How much can you save? Industry experts say that a mainframe-based data warehouse can cost $100,000 or even $200,000 per terabyte. A Hadoop-based system, in contrast, costs just $400 to $1,000 per terabyte. That’s a tremendous savings. Plus, the mainframe will continue to run the analytic software that it always ran — no extensive retooling is required.
Extending the Mainframe’s Capacity
And there is some comfort in this approach too, as IT managers can continue to use the mainframes that have served them well. In fact, offloading data collection and processing tasks to Hadoop can extend the life of the mainframe and effectively multiply its capacity. The mainframe can handle a larger data set if it’s not called upon to do all the loading and prepossessing, so enterprises save money that they would otherwise spend upgrading their legacy systems.
Adding Hadoop to the system architecture can result in significant savings.
And that’s just cost avoidance. The Hadoop-plus-mainframe hybrid architecture can also lead to better business decision-making. Because when the store-and-transform operations are offloaded to Hadoop-based server clusters, the mainframe can handle five years of historical data instead of two. Fifty states instead of 10. Worldwide sales data instead of regional summaries. Those are the kinds of improvements that empower management to make better decisions and grow their businesses.

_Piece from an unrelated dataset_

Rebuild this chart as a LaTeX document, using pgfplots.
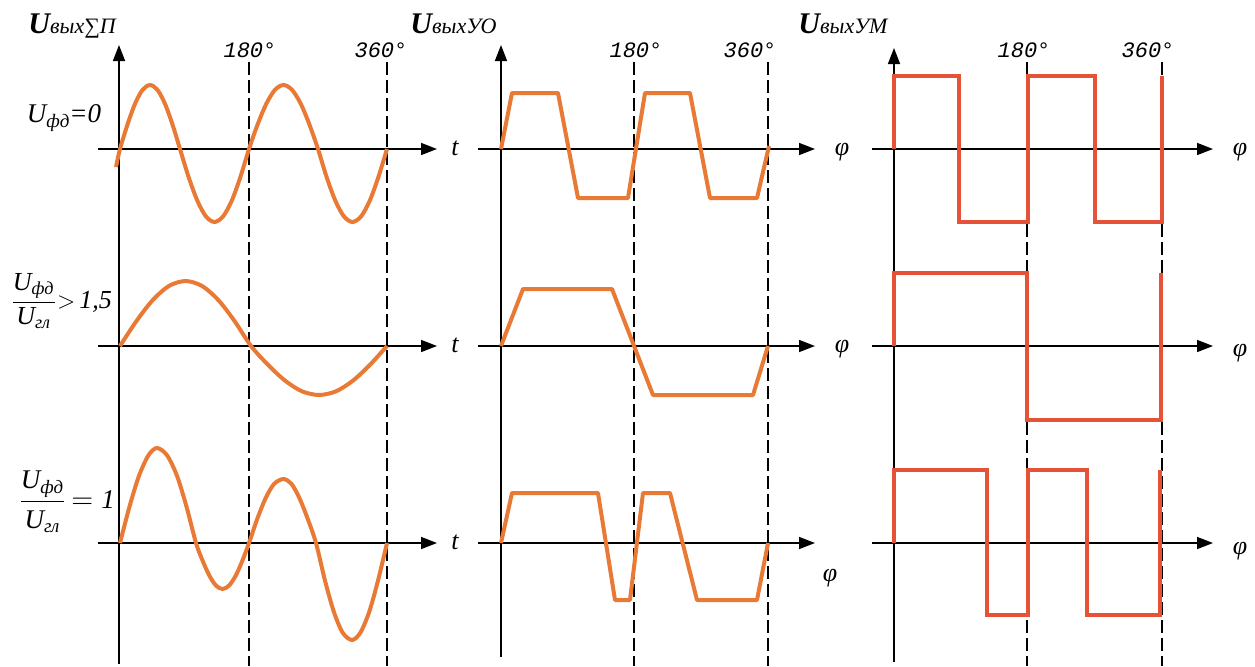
\documentclass[border=0pt]{standalone}
\usepackage{fontspec}
\setmainfont{Liberation Serif}
\newfontfamily\monofont{Liberation Mono}
\usepackage{amsmath}
\usepackage{pgfplots}
\pgfplotsset{compat=1.18}
\usetikzlibrary{arrows.meta}
\definecolor{sinor}{RGB}{233,122,54}
\definecolor{sqred}{RGB}{230,82,56}
\tikzset{
  axline/.style={black, line width=0.8pt, -{Triangle[length=8pt,width=6pt]}},
  dashline/.style={black, line width=0.75pt, dash pattern=on 6.5pt off 2.5pt}}
\newcommand\titleU[1]{{\fontsize{15}{18}\selectfont\bfseries\itshape U}{\fontsize{11}{13}\selectfont\itshape #1}}
\newcommand\dlab[1]{{\monofont\itshape\fontsize{11}{12}\selectfont #1}}
\newcommand\vlab[1]{{\fontsize{13}{15}\selectfont\itshape #1}}
\begin{document}
\begin{tikzpicture}
\useasboundingbox (0,0) rectangle (627.5pt,333pt);
\begin{axis}[at={(0,0)}, anchor=south west, scale only axis,
  width=627.5pt, height=333pt, xmin=0, xmax=1255, ymin=0, ymax=666,
  y dir=reverse, hide axis, clip=false]
% dashed phase lines
\pgfplotsinvokeforeach{249,387,634,768,1027,1162}{
  \draw[dashline] (axis cs:#1,62) -- (axis cs:#1,666);
}
% vertical axes
\draw[axline] (axis cs:119,664) -- (axis cs:119,45);
\draw[axline] (axis cs:501,657) -- (axis cs:501,45);
\draw[axline] (axis cs:894,662) -- (axis cs:894,48);
% horizontal axes
\pgfplotsinvokeforeach{149,346,543}{
  \draw[axline] (axis cs:98,#1) -- (axis cs:437,#1);
  \draw[axline] (axis cs:478,#1) -- (axis cs:815,#1);
  \draw[axline] (axis cs:872,#1) -- (axis cs:1213,#1);
}
% ---- left column: sum signal
\addplot[sinor, line width=2pt, smooth] coordinates {
 (116,167) (120,149) (127.5,124.5) (135,103.8) (142.5,89.9) (150,85) (157.5,89.9) (165,103.8) (172.5,124.5) (180,149)
 (188.6,177) (197.3,200.6) (205.9,216.4) (214.5,222) (223.1,216.4) (231.8,200.6) (240.4,177) (249,149)
 (257.6,124.5) (266.3,103.8) (274.9,89.9) (283.5,85) (292.1,89.9) (300.8,103.8) (309.4,124.5) (318,149)
 (326.6,177) (335.3,200.6) (343.9,216.4) (352.5,222) (361.1,216.4) (369.8,200.6) (378.4,177) (387,149)
};
\addplot[sinor, line width=2pt, smooth] coordinates {
 (120,346) (136.4,321.1) (152.8,300) (169.1,285.9) (185.5,281) (201.9,285.9) (218.3,300) (234.6,321.1) (251,346)
 (268,364.8) (285,380.6) (302,391.3) (319,395) (336,391.3) (353,380.6) (370,364.8) (387,346)
};
\addplot[sinor, line width=2pt, smooth] coordinates {
 (120,543) (129.5,506.6) (139,475.8) (148.5,455.2) (157,448) (167,455.2) (177,475.8) (186.5,506.6) (196,543)
 (202.6,560.6) (209.3,575.5) (215.9,585.5) (222.5,589) (229.1,585.5) (235.8,575.5) (242.4,560.6) (249,543)
 (257.4,518.5) (265.8,497.8) (274.1,483.9) (283.5,479) (291.5,483.9) (299.3,497.8) (307.6,518.5) (316,543)
 (324.9,580.2) (333.8,611.6) (342.6,632.6) (352,640) (360.4,632.6) (369.3,611.6) (378.1,580.2) (387,543)
};
% ---- middle column: limiter output
\addplot[sinor, line width=2pt, line join=round] coordinates {
 (501,149) (512,93) (558,93) (578,198) (628,198) (645,93) (690,93) (710,198) (757,198) (769,146)
};
\addplot[sinor, line width=2pt, line join=round] coordinates {
 (501,346) (523,289) (612,289) (653,395) (753,395) (768,346)
};
\addplot[sinor, line width=2pt, line join=round] coordinates {
 (501,543) (512,493) (598,493) (615,600) (630,600) (643,493) (670,493) (697,600) (757,600) (768,543)
};
% ---- right column: power amplifier output
\addplot[sqred, line width=2.3pt] coordinates {
 (894,149) (894,76) (959,76) (959,222) (1028,222) (1028,76) (1095,76) (1095,222) (1162,222) (1162,76)
};
\addplot[sqred, line width=2.3pt] coordinates {
 (894,346) (894,273) (1027,273) (1027,420) (1161,420) (1161,273)
};
\addplot[sqred, line width=2.3pt] coordinates {
 (894,543) (894,470) (987,470) (987,615) (1028,615) (1028,470) (1087,470) (1087,615) (1160,615) (1160,470)
};
% ---- titles
\node[anchor=base west, inner sep=0] at (axis cs:28,33) {\titleU{вых∑П}};
\node[anchor=base west, inner sep=0] at (axis cs:410,33) {\titleU{выхУО}};
\node[anchor=base west, inner sep=0] at (axis cs:798,33) {\titleU{выхУМ}};
% ---- degree labels
\node[inner sep=0] at (axis cs:250,50) {\dlab{180°}};
\node[inner sep=0] at (axis cs:381,50) {\dlab{360°}};
\node[inner sep=0] at (axis cs:636,50) {\dlab{180°}};
\node[inner sep=0] at (axis cs:750,50) {\dlab{360°}};
\node[inner sep=0] at (axis cs:1024,50) {\dlab{180°}};
\node[inner sep=0] at (axis cs:1148,50) {\dlab{360°}};
% ---- axis variable labels
\node[inner sep=0] at (axis cs:455,148) {\vlab{t}};
\node[inner sep=0] at (axis cs:455,345) {\vlab{t}};
\node[inner sep=0] at (axis cs:455,542) {\vlab{t}};
\node[inner sep=0] at (axis cs:842,152) {\vlab{φ}};
\node[inner sep=0] at (axis cs:842,349) {\vlab{φ}};
\node[inner sep=0] at (axis cs:830,578) {\vlab{φ}};
\node[inner sep=0] at (axis cs:1240,152) {\vlab{φ}};
\node[inner sep=0] at (axis cs:1240,353) {\vlab{φ}};
\node[inner sep=0] at (axis cs:1240,551) {\vlab{φ}};
% ---- row labels
\node[inner sep=0] at (axis cs:64,118) {\fontsize{13.5}{16}\selectfont\itshape U\raisebox{-0.4ex}{\fontsize{9.5}{11}\selectfont фд}=0};
\node[inner sep=0, anchor=west] at (axis cs:10,301) {\fontsize{13}{16}\selectfont $\dfrac{\text{\itshape U}_{\text{\itshape фд}}}{\text{\itshape U}_{\text{\itshape гл}}}{>}\,\text{\itshape 1,5}$};
\node[inner sep=0, anchor=west] at (axis cs:18,502) {\fontsize{13.5}{16}\selectfont $\dfrac{\text{\itshape U}_{\text{\itshape фд}}}{\text{\itshape U}_{\text{\itshape гл}}}\,{=}\;\text{\itshape 1}$};
\end{axis}
\end{tikzpicture}
\end{document}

Rearchitecting Information Services
The 2013 Hadoop Summit in San Jose, California included a presentation by Sunilkuma Kakade, IT director of big data consulting firm MetaScale and Aashish Chandra, divisional vice president of MetaScale’s parent company, Sears Holdings. Kakade and Chandra outlined their vision of an effective but incremental restructuring the traditional IT department. Keep the mainframe for its unique processing power, the two advised, but remove it from the center of the company’s data-processing architecture. Instead, use a cluster of inexpensive Hadoop servers as the enterprise data hub.

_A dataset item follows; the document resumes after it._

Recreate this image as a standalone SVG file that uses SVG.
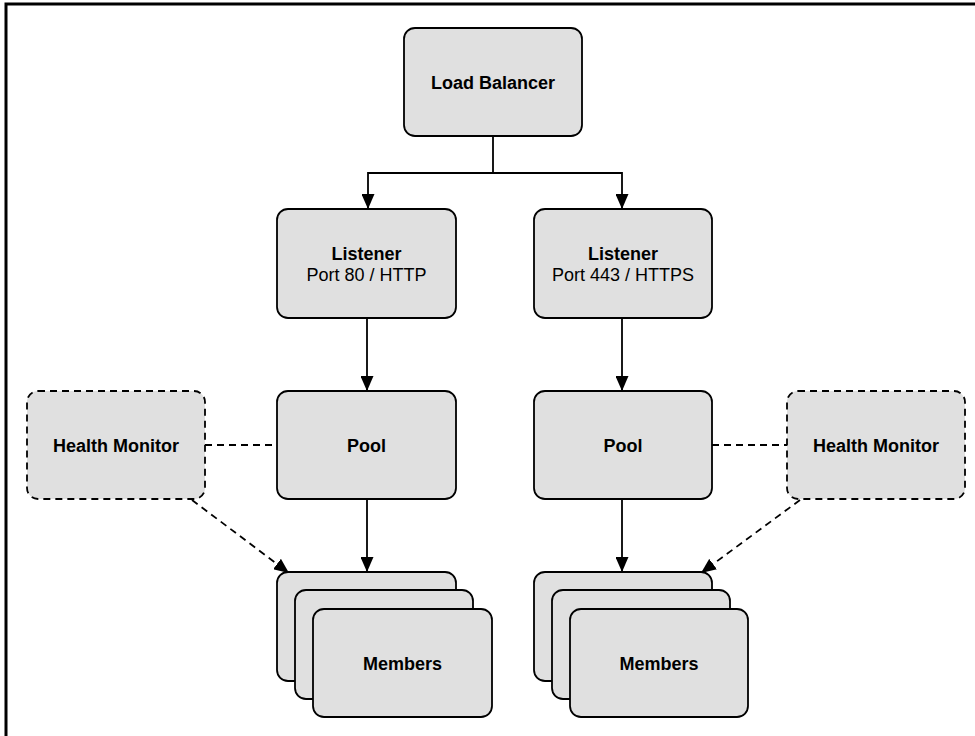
<svg xmlns="http://www.w3.org/2000/svg" width="975" height="736" viewBox="0 0 975 736">
<defs>
<style>
.box{fill:#e0e0e0;stroke:#000;stroke-width:1.8}
.dbox{fill:#e0e0e0;stroke:#000;stroke-width:1.8;stroke-dasharray:7,5}
.b{font-family:"Liberation Sans",Arial,sans-serif;font-weight:bold;font-size:18px;text-anchor:middle;fill:#000}
.r{font-family:"Liberation Sans",Arial,sans-serif;font-size:18px;text-anchor:middle;fill:#000}
.ln{fill:none;stroke:#000;stroke-width:1.8}
.dl{fill:none;stroke:#000;stroke-width:1.8;stroke-dasharray:7,5}
</style>
<marker id="ah2" viewBox="0 0 10 10" refX="10" refY="5" markerWidth="15" markerHeight="13" preserveAspectRatio="none" markerUnits="userSpaceOnUse" orient="auto">
<path d="M0,0 L10,5 L0,10 z" fill="#000"/>
</marker>
</defs>
<rect width="975" height="736" fill="#fff"/>
<path d="M6,736 V4 H975" fill="none" stroke="#000" stroke-width="3"/>

<g id="connectors">
<path class="ln" d="M493,137 V173 H368 V209" marker-end="url(#ah2)"/>
<path class="ln" d="M493,173 H622 V209" marker-end="url(#ah2)"/>
<path class="ln" d="M367,318 V391" marker-end="url(#ah2)"/>
<path class="ln" d="M622,318 V391" marker-end="url(#ah2)"/>
<path class="ln" d="M367,499 V572" marker-end="url(#ah2)"/>
<path class="ln" d="M622,499 V572" marker-end="url(#ah2)"/>
<path class="dl" d="M205,445 H277"/>
<path class="dl" d="M712,445 H787"/>
<path class="dl" d="M192,500 L289,573" marker-end="url(#ah2)"/>
<path class="dl" d="M800,500 L701,573" marker-end="url(#ah2)"/>
</g>

<g id="load-balancer">
<rect class="box" x="404" y="28" width="178" height="108" rx="11"/>
<text class="b" x="493" y="89">Load Balancer</text>
</g>
<g id="listener-http">
<rect class="box" x="277" y="209" width="179" height="109" rx="11"/>
<text class="b" x="366.5" y="260">Listener</text>
<text class="r" x="366.5" y="281">Port 80 / HTTP</text>
</g>
<g id="listener-https">
<rect class="box" x="534" y="209" width="178" height="109" rx="11"/>
<text class="b" x="623" y="260">Listener</text>
<text class="r" x="623" y="281">Port 443 / HTTPS</text>
</g>
<g id="pool-left">
<rect class="box" x="277" y="391" width="179" height="108" rx="11"/>
<text class="b" x="366.5" y="452">Pool</text>
</g>
<g id="pool-right">
<rect class="box" x="534" y="391" width="178" height="108" rx="11"/>
<text class="b" x="623" y="452">Pool</text>
</g>
<g id="health-monitor-left">
<rect class="dbox" x="27" y="391" width="178" height="108" rx="11"/>
<text class="b" x="116" y="452">Health Monitor</text>
</g>
<g id="health-monitor-right">
<rect class="dbox" x="787" y="391" width="178" height="108" rx="11"/>
<text class="b" x="876" y="452">Health Monitor</text>
</g>
<g id="members-left">
<rect class="box" x="277" y="572" width="179" height="109" rx="11"/>
<rect class="box" x="295" y="590" width="178" height="109" rx="11"/>
<rect class="box" x="313" y="609" width="179" height="108" rx="11"/>
<text class="b" x="402.5" y="670">Members</text>
</g>
<g id="members-right">
<rect class="box" x="534" y="572" width="178" height="109" rx="11"/>
<rect class="box" x="552" y="590" width="178" height="109" rx="11"/>
<rect class="box" x="570" y="609" width="178" height="108" rx="11"/>
<text class="b" x="659" y="670">Members</text>
</g>
</svg>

In response to concerns about performance, Kakade and Chandra showed benchmarks demonstrating that moving a data-sorting task from the mainframe to Hadoop resulted in a time savings of 95.6 percent. Sorting took 45 minutes on the mainframe using JCL, while an equivalent routine written for Hadoop executed in less than two minutes on commodity-priced hardware.
Part of this gain comes from Syncsort’s contributions to the Hadoop core. Because of Syncsort’s contributions, Hadoop isn’t just less expensive, it can be much faster.
The Bottom Line
Offloading data storage and reformatting tasks to Hadoop can result in real cost savings in IT. In addition to direct savings, it can extend the life of existing mainframe resources. And it can contribute to better decision-making by extending the mainframe’s capacity.
More than 50 percent of mainframes currently run Syncsort software, which offers a seamless migration path to Hadoop, so the cost benefits are easy to achieve. That’s just one more reason that Hadoop in the enterprise is a solution whose time has come.